Aim of the exercise ::
Up to and including the line with "fig = go.Figure()", write out the listing from its first line, minus the pictures.

Data shown ::
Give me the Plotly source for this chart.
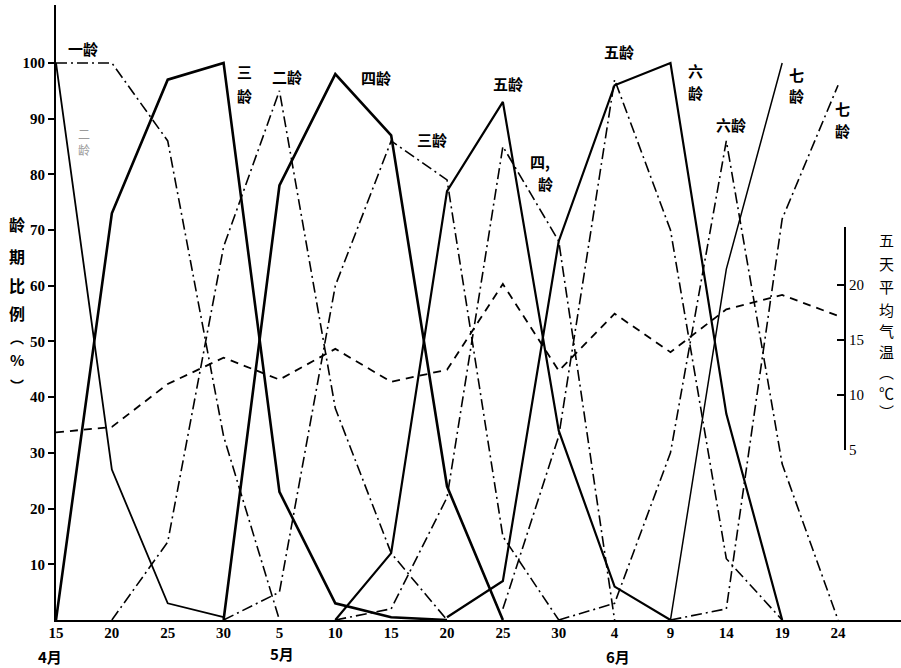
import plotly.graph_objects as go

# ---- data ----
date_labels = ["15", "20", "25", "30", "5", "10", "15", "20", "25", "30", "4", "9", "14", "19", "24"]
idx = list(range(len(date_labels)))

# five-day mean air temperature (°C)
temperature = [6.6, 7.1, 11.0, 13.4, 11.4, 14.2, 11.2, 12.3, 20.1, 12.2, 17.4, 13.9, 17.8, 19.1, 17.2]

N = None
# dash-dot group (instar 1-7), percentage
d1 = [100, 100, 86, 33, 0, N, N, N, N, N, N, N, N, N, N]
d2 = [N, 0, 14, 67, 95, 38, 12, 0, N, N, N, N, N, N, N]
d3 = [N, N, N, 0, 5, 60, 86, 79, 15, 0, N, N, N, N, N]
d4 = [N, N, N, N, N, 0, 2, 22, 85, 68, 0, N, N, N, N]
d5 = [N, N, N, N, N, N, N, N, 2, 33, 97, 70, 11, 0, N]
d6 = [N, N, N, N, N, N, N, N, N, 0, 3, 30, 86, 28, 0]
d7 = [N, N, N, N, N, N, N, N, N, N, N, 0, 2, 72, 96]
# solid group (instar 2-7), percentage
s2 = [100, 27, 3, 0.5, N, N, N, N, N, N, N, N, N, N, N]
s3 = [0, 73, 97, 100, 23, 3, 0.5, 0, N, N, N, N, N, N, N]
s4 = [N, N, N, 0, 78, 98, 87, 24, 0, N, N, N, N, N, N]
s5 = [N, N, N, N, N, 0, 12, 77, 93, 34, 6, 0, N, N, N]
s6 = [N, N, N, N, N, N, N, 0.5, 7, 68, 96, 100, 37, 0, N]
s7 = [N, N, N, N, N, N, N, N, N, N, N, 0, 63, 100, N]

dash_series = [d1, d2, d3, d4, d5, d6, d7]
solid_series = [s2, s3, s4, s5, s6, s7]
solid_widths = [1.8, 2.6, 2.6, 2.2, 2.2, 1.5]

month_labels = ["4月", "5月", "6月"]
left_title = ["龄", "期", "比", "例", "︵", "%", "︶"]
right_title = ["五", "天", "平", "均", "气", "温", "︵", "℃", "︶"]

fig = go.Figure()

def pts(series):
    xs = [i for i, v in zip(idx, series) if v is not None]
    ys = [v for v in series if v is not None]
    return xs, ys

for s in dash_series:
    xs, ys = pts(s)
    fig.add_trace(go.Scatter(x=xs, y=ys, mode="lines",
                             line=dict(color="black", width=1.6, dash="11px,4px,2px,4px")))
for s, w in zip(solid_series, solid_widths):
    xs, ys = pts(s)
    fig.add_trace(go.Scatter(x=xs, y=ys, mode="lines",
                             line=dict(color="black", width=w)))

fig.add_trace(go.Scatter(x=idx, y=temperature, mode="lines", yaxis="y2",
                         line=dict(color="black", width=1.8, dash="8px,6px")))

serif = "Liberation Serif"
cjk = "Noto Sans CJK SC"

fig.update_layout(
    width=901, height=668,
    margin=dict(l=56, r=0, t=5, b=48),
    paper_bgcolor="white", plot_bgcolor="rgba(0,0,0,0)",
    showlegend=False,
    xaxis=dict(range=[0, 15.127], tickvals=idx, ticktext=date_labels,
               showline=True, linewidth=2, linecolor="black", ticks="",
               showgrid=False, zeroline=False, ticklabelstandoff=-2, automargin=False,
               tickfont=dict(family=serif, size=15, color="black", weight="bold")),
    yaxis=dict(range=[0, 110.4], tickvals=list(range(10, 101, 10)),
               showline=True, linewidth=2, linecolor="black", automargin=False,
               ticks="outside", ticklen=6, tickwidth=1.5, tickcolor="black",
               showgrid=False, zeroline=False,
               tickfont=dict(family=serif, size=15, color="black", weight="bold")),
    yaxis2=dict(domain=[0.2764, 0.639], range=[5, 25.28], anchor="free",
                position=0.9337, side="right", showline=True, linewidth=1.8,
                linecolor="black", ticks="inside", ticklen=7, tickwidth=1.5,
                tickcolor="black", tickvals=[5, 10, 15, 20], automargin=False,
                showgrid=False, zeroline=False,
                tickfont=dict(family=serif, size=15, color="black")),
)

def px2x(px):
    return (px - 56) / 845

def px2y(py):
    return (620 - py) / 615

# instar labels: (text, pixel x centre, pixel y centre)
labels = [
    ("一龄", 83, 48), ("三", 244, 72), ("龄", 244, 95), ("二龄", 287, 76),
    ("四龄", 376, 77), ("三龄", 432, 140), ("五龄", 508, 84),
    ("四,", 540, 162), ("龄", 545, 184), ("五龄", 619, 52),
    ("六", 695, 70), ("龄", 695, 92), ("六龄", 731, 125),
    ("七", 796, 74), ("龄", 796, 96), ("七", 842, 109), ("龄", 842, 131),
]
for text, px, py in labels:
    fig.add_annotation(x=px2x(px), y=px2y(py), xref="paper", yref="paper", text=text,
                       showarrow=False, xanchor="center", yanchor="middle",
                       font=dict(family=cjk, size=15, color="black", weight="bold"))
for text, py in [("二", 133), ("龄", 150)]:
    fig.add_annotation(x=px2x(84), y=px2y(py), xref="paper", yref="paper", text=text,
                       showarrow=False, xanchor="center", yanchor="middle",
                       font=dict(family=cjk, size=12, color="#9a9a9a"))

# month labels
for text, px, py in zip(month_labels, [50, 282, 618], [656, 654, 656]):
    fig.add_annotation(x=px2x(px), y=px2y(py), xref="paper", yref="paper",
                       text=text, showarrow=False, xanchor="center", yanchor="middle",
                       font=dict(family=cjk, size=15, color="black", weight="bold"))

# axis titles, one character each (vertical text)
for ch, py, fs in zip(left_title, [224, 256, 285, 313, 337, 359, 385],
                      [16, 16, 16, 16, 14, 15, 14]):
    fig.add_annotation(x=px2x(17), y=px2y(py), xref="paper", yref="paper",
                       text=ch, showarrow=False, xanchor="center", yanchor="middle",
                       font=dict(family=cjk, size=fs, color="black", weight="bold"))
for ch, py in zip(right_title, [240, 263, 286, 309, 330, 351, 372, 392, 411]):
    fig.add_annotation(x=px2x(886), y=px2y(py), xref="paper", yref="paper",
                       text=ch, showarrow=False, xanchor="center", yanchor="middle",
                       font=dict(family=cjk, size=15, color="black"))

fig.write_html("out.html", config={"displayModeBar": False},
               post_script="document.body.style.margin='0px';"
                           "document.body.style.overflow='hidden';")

Task response ::
Give me the Plotly source for this chart.
import plotly.graph_objects as go

# ---- data ----
date_labels = ["15", "20", "25", "30", "5", "10", "15", "20", "25", "30", "4", "9", "14", "19", "24"]
idx = list(range(len(date_labels)))

# five-day mean air temperature (°C)
temperature = [6.6, 7.1, 11.0, 13.4, 11.4, 14.2, 11.2, 12.3, 20.1, 12.2, 17.4, 13.9, 17.8, 19.1, 17.2]

N = None
# dash-dot group (instar 1-7), percentage
d1 = [100, 100, 86, 33, 0, N, N, N, N, N, N, N, N, N, N]
d2 = [N, 0, 14, 67, 95, 38, 12, 0, N, N, N, N, N, N, N]
d3 = [N, N, N, 0, 5, 60, 86, 79, 15, 0, N, N, N, N, N]
d4 = [N, N, N, N, N, 0, 2, 22, 85, 68, 0, N, N, N, N]
d5 = [N, N, N, N, N, N, N, N, 2, 33, 97, 70, 11, 0, N]
d6 = [N, N, N, N, N, N, N, N, N, 0, 3, 30, 86, 28, 0]
d7 = [N, N, N, N, N, N, N, N, N, N, N, 0, 2, 72, 96]
# solid group (instar 2-7), percentage
s2 = [100, 27, 3, 0.5, N, N, N, N, N, N, N, N, N, N, N]
s3 = [0, 73, 97, 100, 23, 3, 0.5, 0, N, N, N, N, N, N, N]
s4 = [N, N, N, 0, 78, 98, 87, 24, 0, N, N, N, N, N, N]
s5 = [N, N, N, N, N, 0, 12, 77, 93, 34, 6, 0, N, N, N]
s6 = [N, N, N, N, N, N, N, 0.5, 7, 68, 96, 100, 37, 0, N]
s7 = [N, N, N, N, N, N, N, N, N, N, N, 0, 63, 100, N]

dash_series = [d1, d2, d3, d4, d5, d6, d7]
solid_series = [s2, s3, s4, s5, s6, s7]
solid_widths = [1.8, 2.6, 2.6, 2.2, 2.2, 1.5]

month_labels = ["4月", "5月", "6月"]
left_title = ["龄", "期", "比", "例", "︵", "%", "︶"]
right_title = ["五", "天", "平", "均", "气", "温", "︵", "℃", "︶"]

fig = go.Figure()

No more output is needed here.